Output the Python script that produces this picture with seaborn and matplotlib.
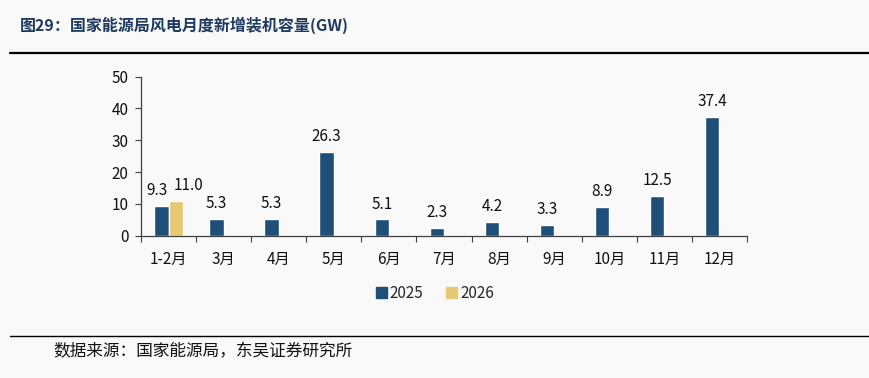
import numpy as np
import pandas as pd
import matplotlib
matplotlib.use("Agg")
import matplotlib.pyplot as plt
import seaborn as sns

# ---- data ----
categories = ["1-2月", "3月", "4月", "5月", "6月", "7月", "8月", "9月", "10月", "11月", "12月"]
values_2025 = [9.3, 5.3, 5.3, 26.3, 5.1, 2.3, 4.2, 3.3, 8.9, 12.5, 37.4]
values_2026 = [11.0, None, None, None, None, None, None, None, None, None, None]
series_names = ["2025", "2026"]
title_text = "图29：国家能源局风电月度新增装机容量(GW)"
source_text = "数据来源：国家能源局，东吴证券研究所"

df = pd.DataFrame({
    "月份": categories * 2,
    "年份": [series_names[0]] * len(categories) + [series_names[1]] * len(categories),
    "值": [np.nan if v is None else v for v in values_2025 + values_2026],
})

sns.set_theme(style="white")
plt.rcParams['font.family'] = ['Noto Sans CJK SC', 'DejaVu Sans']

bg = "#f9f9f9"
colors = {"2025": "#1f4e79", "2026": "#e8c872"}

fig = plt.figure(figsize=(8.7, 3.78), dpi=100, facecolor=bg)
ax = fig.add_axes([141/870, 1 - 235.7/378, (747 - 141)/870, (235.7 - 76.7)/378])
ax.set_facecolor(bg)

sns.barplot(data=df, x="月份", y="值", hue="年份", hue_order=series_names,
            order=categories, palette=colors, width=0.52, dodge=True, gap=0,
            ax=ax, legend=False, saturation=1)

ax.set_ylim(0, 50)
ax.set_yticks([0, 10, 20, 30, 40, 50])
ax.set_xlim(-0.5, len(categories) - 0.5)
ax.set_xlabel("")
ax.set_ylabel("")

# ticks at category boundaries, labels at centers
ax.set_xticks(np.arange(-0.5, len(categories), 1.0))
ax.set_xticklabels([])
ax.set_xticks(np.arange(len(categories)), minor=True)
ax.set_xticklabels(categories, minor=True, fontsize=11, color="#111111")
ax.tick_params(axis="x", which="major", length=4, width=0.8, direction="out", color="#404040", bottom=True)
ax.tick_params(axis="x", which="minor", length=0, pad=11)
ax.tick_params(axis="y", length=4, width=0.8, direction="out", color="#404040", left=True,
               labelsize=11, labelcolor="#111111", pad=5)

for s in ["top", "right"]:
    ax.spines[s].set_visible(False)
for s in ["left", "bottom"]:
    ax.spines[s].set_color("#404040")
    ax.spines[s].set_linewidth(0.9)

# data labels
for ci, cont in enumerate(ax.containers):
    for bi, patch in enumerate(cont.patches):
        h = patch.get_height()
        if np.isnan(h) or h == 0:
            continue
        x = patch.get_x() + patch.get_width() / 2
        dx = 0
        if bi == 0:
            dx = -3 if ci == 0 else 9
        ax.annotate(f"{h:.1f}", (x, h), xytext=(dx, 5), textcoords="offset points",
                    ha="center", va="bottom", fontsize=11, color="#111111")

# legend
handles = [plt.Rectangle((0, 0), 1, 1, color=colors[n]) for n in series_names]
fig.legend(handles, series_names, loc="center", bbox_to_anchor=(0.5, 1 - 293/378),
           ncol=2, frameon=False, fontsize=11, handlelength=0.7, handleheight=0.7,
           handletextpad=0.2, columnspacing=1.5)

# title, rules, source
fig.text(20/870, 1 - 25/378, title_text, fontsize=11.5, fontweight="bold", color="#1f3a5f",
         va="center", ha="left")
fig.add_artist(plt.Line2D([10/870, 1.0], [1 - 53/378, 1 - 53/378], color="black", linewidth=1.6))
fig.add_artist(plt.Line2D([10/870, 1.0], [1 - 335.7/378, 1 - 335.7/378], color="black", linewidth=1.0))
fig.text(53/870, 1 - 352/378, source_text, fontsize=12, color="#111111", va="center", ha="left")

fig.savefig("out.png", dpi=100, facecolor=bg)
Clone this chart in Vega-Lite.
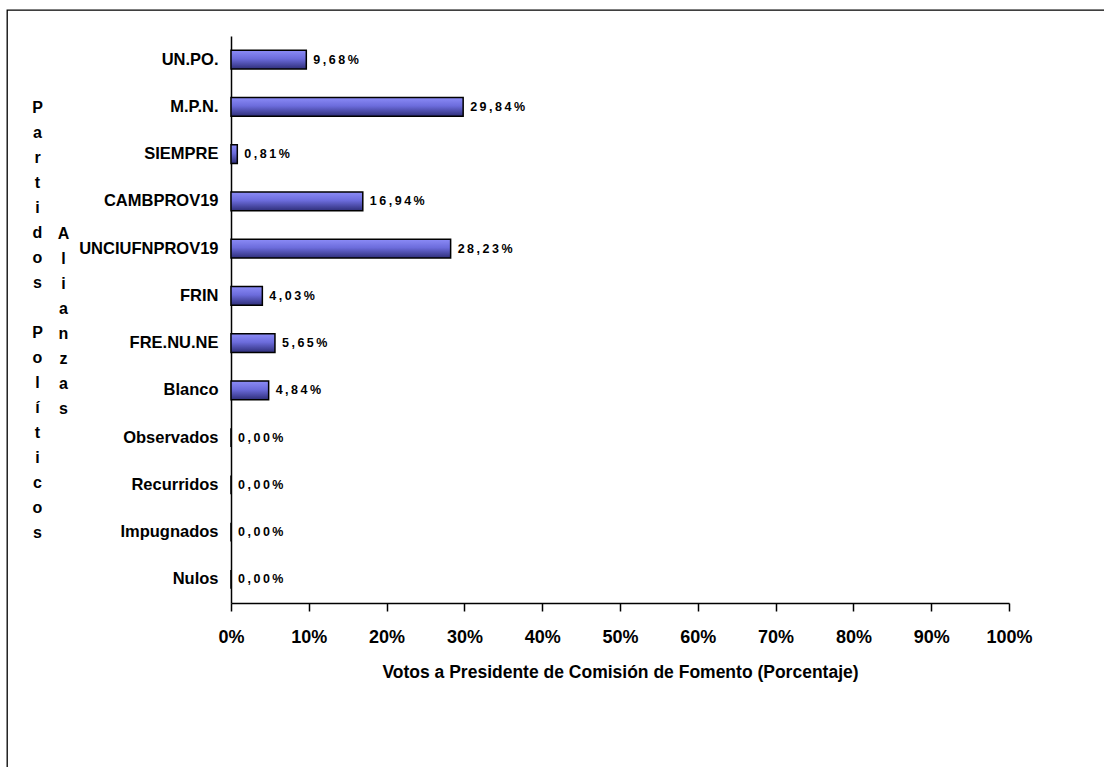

### GIVEN EXERCISE
Only lines belong in the copy: transcribe those from the start of the data through the line that contains "ax.set_facecolor(bg)", and skip the pictures.

### EXERCISE SOLUTION
Output the Python script that produces this picture with seaborn and matplotlib.
import numpy as np
import pandas as pd
import matplotlib
matplotlib.use("Agg")
import matplotlib.pyplot as plt
import seaborn as sns

# ---- data ----
categories = ["1-2月", "3月", "4月", "5月", "6月", "7月", "8月", "9月", "10月", "11月", "12月"]
values_2025 = [9.3, 5.3, 5.3, 26.3, 5.1, 2.3, 4.2, 3.3, 8.9, 12.5, 37.4]
values_2026 = [11.0, None, None, None, None, None, None, None, None, None, None]
series_names = ["2025", "2026"]
title_text = "图29：国家能源局风电月度新增装机容量(GW)"
source_text = "数据来源：国家能源局，东吴证券研究所"

df = pd.DataFrame({
    "月份": categories * 2,
    "年份": [series_names[0]] * len(categories) + [series_names[1]] * len(categories),
    "值": [np.nan if v is None else v for v in values_2025 + values_2026],
})

sns.set_theme(style="white")
plt.rcParams['font.family'] = ['Noto Sans CJK SC', 'DejaVu Sans']

bg = "#f9f9f9"
colors = {"2025": "#1f4e79", "2026": "#e8c872"}

fig = plt.figure(figsize=(8.7, 3.78), dpi=100, facecolor=bg)
ax = fig.add_axes([141/870, 1 - 235.7/378, (747 - 141)/870, (235.7 - 76.7)/378])
ax.set_facecolor(bg)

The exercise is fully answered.